> _DATASET SECTION_

*-*-*

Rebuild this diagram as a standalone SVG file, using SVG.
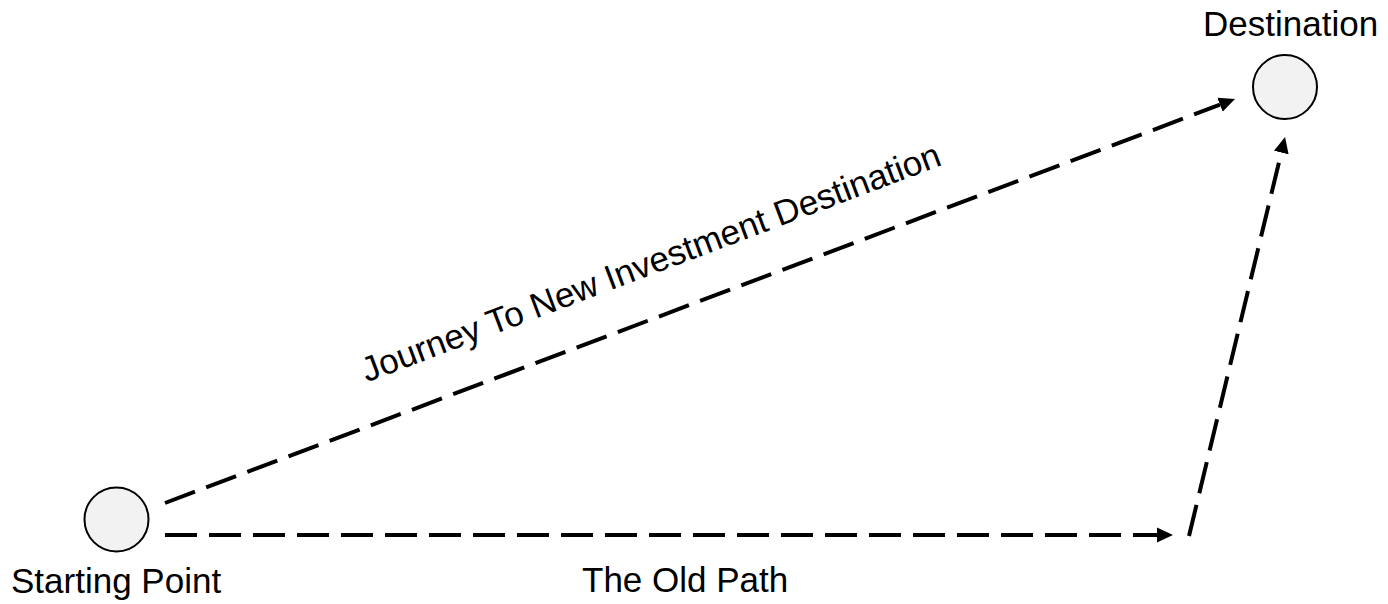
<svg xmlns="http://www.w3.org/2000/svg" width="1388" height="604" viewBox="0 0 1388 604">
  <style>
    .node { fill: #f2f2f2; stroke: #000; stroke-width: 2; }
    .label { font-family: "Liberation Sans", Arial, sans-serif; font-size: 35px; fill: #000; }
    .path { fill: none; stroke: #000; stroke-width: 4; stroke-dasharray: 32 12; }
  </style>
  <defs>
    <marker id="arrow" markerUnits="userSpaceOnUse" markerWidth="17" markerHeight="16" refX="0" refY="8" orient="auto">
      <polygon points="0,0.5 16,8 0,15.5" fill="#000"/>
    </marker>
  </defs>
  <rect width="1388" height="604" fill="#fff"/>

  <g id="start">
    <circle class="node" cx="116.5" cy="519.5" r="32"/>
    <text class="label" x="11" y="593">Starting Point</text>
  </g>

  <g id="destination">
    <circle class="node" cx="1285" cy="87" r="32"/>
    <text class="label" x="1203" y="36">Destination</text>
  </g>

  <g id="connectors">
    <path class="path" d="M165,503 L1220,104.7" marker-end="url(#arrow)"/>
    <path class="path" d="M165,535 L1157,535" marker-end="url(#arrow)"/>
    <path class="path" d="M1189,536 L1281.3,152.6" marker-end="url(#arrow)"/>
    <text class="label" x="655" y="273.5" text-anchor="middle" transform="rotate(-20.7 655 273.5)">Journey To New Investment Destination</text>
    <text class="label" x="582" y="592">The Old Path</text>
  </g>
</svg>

*-*-*

Reproduce the full listing faithfully, but do not carry over any pictures.

> _OUTPUT OF THE TASK_
Rebuild this diagram as a standalone SVG file, using SVG.
<svg xmlns="http://www.w3.org/2000/svg" width="1388" height="604" viewBox="0 0 1388 604">
  <style>
    .node { fill: #f2f2f2; stroke: #000; stroke-width: 2; }
    .label { font-family: "Liberation Sans", Arial, sans-serif; font-size: 35px; fill: #000; }
    .path { fill: none; stroke: #000; stroke-width: 4; stroke-dasharray: 32 12; }
  </style>
  <defs>
    <marker id="arrow" markerUnits="userSpaceOnUse" markerWidth="17" markerHeight="16" refX="0" refY="8" orient="auto">
      <polygon points="0,0.5 16,8 0,15.5" fill="#000"/>
    </marker>
  </defs>
  <rect width="1388" height="604" fill="#fff"/>

  <g id="start">
    <circle class="node" cx="116.5" cy="519.5" r="32"/>
    <text class="label" x="11" y="593">Starting Point</text>
  </g>

  <g id="destination">
    <circle class="node" cx="1285" cy="87" r="32"/>
    <text class="label" x="1203" y="36">Destination</text>
  </g>

  <g id="connectors">
    <path class="path" d="M165,503 L1220,104.7" marker-end="url(#arrow)"/>
    <path class="path" d="M165,535 L1157,535" marker-end="url(#arrow)"/>
    <path class="path" d="M1189,536 L1281.3,152.6" marker-end="url(#arrow)"/>
    <text class="label" x="655" y="273.5" text-anchor="middle" transform="rotate(-20.7 655 273.5)">Journey To New Investment Destination</text>
    <text class="label" x="582" y="592">The Old Path</text>
  </g>
</svg>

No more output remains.